When modifying and adding to the pre-World War II ‘timber and tin’ Queensland house, the prevalent approach of ‘matching existing’ forms and materials, is stifling the opportunity to define a contemporary ‘Queensland style’ and weakening the legibility of Brisbane’s original pre-war streetscapes. This paper aimed to show that, for the purpose of maintaining the cultural significance of the pre-war Brisbane streetscape, the application of an alternative approach to modifications - one which closely aligns with the principles of the Burra Charter - is a more appropriate response when modifying the existing Queenslander.
In order to prove this, the research investigated Queensland’s architectural history, through existing texts, in order to discuss the possibility of an emerging Queensland vernacular. This historical investigation took into account the tradition of past modifications to the Queensland house and furthermore, outlined the existing recommendations for approaches to future modifications. In addition, the research investigated Brisbane’s local government legislation, for its realised effects on existing pre-war housing stock.
These investigations found that, although ‘timber and tin’ is the most easily identifiable Queensland vernacular characteristic, there are other traditions, as well as contemporary examples of architectures, that can contribute to the discourse on defining a regionalist architecture for Queensland. Regarding this paper’s research on modifications to the Queenslander, it was established that changes to the Queensland house were, and are, a widespread phenomenon, inherent to Brisbane’s housing tradition. This characteristic of ‘change’ was offered as an enduring vernacular characteristic that could be celebrated as a defining attribute of contemporary Queensland style. It was found that the local government legislation is resistant to this change, and condones a ‘match existing’ approach to modifications to the Queensland house.

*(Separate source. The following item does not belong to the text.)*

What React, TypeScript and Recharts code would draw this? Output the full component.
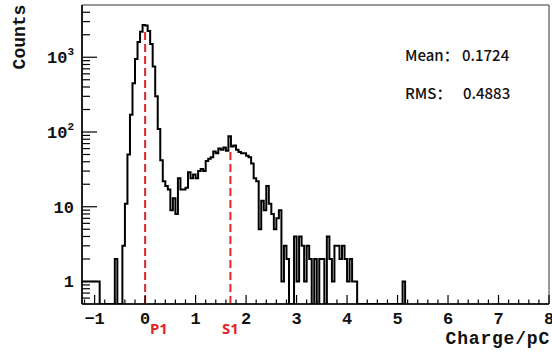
import { LineChart, Line, XAxis, YAxis, ReferenceLine, ReferenceArea } from "recharts";

// histogram: bins of 0.05 pC starting at -1.25 pC
const BIN_LOW = -1.25;
const BIN_WIDTH = 0.05;
const COUNTS = [
  1, 1, 1, 1, 1, 1, 1, // -1.25 .. -0.95
  0, 0, 0, 0, 0, 0, // -0.90 .. -0.65
  2, 0, 0, // -0.60 .. -0.50
  3, 11, 50, 170, 450, 950, 1600, 2200, 2700, // -0.45 .. -0.05
  2650, 2250, 1500, 750, 300, 110, 42, 22, 19, 17, // 0.00 .. 0.45
  9, 13, 8, 24, 17, 17, 18, 29, 24, 27, // 0.50 .. 0.95
  24, 30, 32, 30, 41, 44, 46, 55, 52, 60, // 1.00 .. 1.45
  58, 62, 56, 88, 64, 66, 58, 54, 52, 52, // 1.50 .. 1.95
  48, 46, 38, 24, 22, 5, 12, 9, 19, 11, // 2.00 .. 2.45
  8, 5, 7, 9, 1, 3, 2, 0, 0, 4, // 2.50 .. 2.95
  1, 4, 3, 1, 3, 2, 0, 2, 0, 2, // 3.00 .. 3.45
  2, 0, 4, 2, 1, 3, 3, 2, 3, 2, // 3.50 .. 3.95
  1, 2, 1, 1, // 4.00 .. 4.15
  0, 0, 0, 0, 0, 0, 0, 0, 0, 0, 0, 0, 0, 0, 0, 0, 0, 0, // 4.20 .. 5.05
  1, // 5.10
];

const PEAKS = [
  { name: "P1", x: 0, top: 2460 },
  { name: "S1", x: 1.69, top: 54 },
];
const MEAN = "0.1724";
const RMS = "0.4883";

const X_MAJOR = [-1, 0, 1, 2, 3, 4, 5, 6, 7, 8];
const Y_MAJOR = [1, 10, 100, 1000];
const Y_LABELS = ["1", "10", "10^2", "10^3"];
const Y_MINOR = [0.6, 0.7, 0.8, 0.9, 2, 3, 4, 5, 6, 7, 8, 9, 20, 30, 40, 50, 60, 70, 80, 90,
  200, 300, 400, 500, 600, 700, 800, 900, 2000, 3000, 4000];

const FLOOR = 0.5;
const X_DOMAIN = [-1.25, 8];
const Y_DOMAIN = [FLOOR, 5000];

const histData = COUNTS.map((c, i) => ({
  x: Math.round((BIN_LOW + i * BIN_WIDTH) * 100) / 100,
  y: Math.max(c, FLOOR),
}));
histData.push({
  x: Math.round((BIN_LOW + COUNTS.length * BIN_WIDTH) * 100) / 100,
  y: FLOOR,
});

const xTicks: number[] = [];
for (let k = -6; k <= 40; k++) xTicks.push(Math.round(k * 2) / 10);

const MONO = "'Liberation Mono', 'DejaVu Sans Mono', monospace";
const CJK = "'Noto Sans CJK SC', 'Noto Sans', sans-serif";

function XTick(props: any) {
  const { x, y, payload } = props;
  const v = payload.value;
  const major = X_MAJOR.includes(v);
  return (
    <g>
      <line x1={x} x2={x} y1={y} y2={y - (major ? 9 : 4.5)} stroke="#000" strokeWidth={1.2} />
      {major && (
        <text x={x} y={y + 20} textAnchor="middle" fontFamily={MONO} fontWeight="bold" fontSize={17} fill="#111">
          {v < 0 ? "\u2212" + Math.abs(v) : String(v)}
        </text>
      )}
    </g>
  );
}

function YTick(props: any) {
  const { x, y, payload } = props;
  const v = payload.value;
  const idx = Y_MAJOR.indexOf(v);
  const major = idx >= 0;
  let label: any = null;
  if (major) {
    const [base, exp] = Y_LABELS[idx].split("^");
    label = (
      <text x={x - 8} y={y + 6} textAnchor="end" fontFamily={MONO} fontWeight="bold" fontSize={17} fill="#111">
        {base}
        {exp && (
          <tspan fontSize={11} dy={-8}>
            {exp}
          </tspan>
        )}
      </text>
    );
  }
  return (
    <g>
      <line x1={x} x2={x + (major ? 15 : 8)} y1={y} y2={y} stroke="#000" strokeWidth={1.2} />
      {label}
    </g>
  );
}

export default function App() {
  return (
    <div style={{ position: "absolute", left: 0, top: 0, width: 552, height: 356, background: "#fff" }}>
      <LineChart width={552} height={356} data={histData} margin={{ top: 5, right: 3, left: 0, bottom: 0 }}>
        <ReferenceArea
          x1={X_DOMAIN[0]}
          x2={X_DOMAIN[1]}
          y1={Y_DOMAIN[0]}
          y2={Y_DOMAIN[1]}
          fill="none"
          stroke="#333"
          strokeWidth={1}
          ifOverflow="visible"
        />
        <XAxis
          type="number"
          dataKey="x"
          domain={X_DOMAIN}
          allowDataOverflow
          ticks={xTicks}
          interval={0}
          tickSize={0}
          tickMargin={0}
          tickLine={false}
          tick={<XTick />}
          height={52}
          axisLine={{ stroke: "#000", strokeWidth: 1.6 }}
        />
        <YAxis
          type="number"
          scale="log"
          domain={Y_DOMAIN}
          allowDataOverflow
          ticks={[...Y_MINOR, ...Y_MAJOR]}
          interval={0}
          tickSize={0}
          tickMargin={0}
          tickLine={false}
          tick={<YTick />}
          width={82}
          axisLine={{ stroke: "#000", strokeWidth: 1.6 }}
        />
        <Line
          type="stepAfter"
          dataKey="y"
          stroke="#000"
          strokeWidth={2}
          dot={false}
          activeDot={false}
          isAnimationActive={false}
        />
        {PEAKS.map((p) => (
          <ReferenceLine
            key={p.name}
            segment={[
              { x: p.x, y: FLOOR },
              { x: p.x, y: p.top },
            ]}
            stroke="#e3262b"
            strokeWidth={2}
            strokeDasharray="8 4"
            ifOverflow="visible"
          />
        ))}
      </LineChart>
      <svg
        width={552}
        height={356}
        style={{ position: "absolute", left: 0, top: 0, pointerEvents: "none" }}
      >
        <text
          x={25}
          y={37}
          transform="rotate(-90, 25, 37)"
          textAnchor="middle"
          fontFamily={MONO}
          fontWeight="bold"
          fontSize={18}
          fill="#111"
        >
          Counts
        </text>
        <text x={550} y={344} textAnchor="end" fontFamily={MONO} fontWeight="bold" fontSize={18} letterSpacing={0.8} fill="#111">
          Charge/pC
        </text>
        <text x={150} y={334} fontFamily="'Noto Sans', sans-serif" fontWeight="bold" fontSize={15} fill="#e3262b">
          {PEAKS[0].name}
        </text>
        <text x={222} y={334} fontFamily="'Noto Sans', sans-serif" fontWeight="bold" fontSize={15} fill="#e3262b">
          {PEAKS[1].name}
        </text>
        <text x={405} y={61} fontFamily={CJK} fontWeight={500} fontSize={15} fill="#111">
          Mean：
        </text>
        <text x={462} y={61} fontFamily={CJK} fontWeight={500} fontSize={15} fill="#111">
          {MEAN}
        </text>
        <text x={405} y={99} fontFamily={CJK} fontWeight={500} fontSize={15} fill="#111">
          RMS：
        </text>
        <text x={463} y={99} fontFamily={CJK} fontWeight={500} fontSize={15} fill="#111">
          {RMS}
        </text>
      </svg>
    </div>
  );
}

As a method of testing this paper’s contention, (that the application of the principles of the Burra Charter is an appropriate way to maintain the cultural significance of the Brisbane streetscape) three case studies were chosen for investigation and documentation. As part of their selection criteria, these case studies were examples of modifications that had been carried out in a way that demonstrated the principles of the Burra Charter.
The case studies showed that, the ‘contrast’ approach to modifications, which is the widely accepted method for inserting new work within a heritage listed place, can be successfully applied to the pre-war Queensland house. This approach not only creates an opportunity to contribute to a definition of a contemporary Queensland vernacular, but clearly delineates the original built fabric from the new and, on a larger scale, heightens the legibility of the pre-war dwelling within the ever-changing Brisbane streetscape.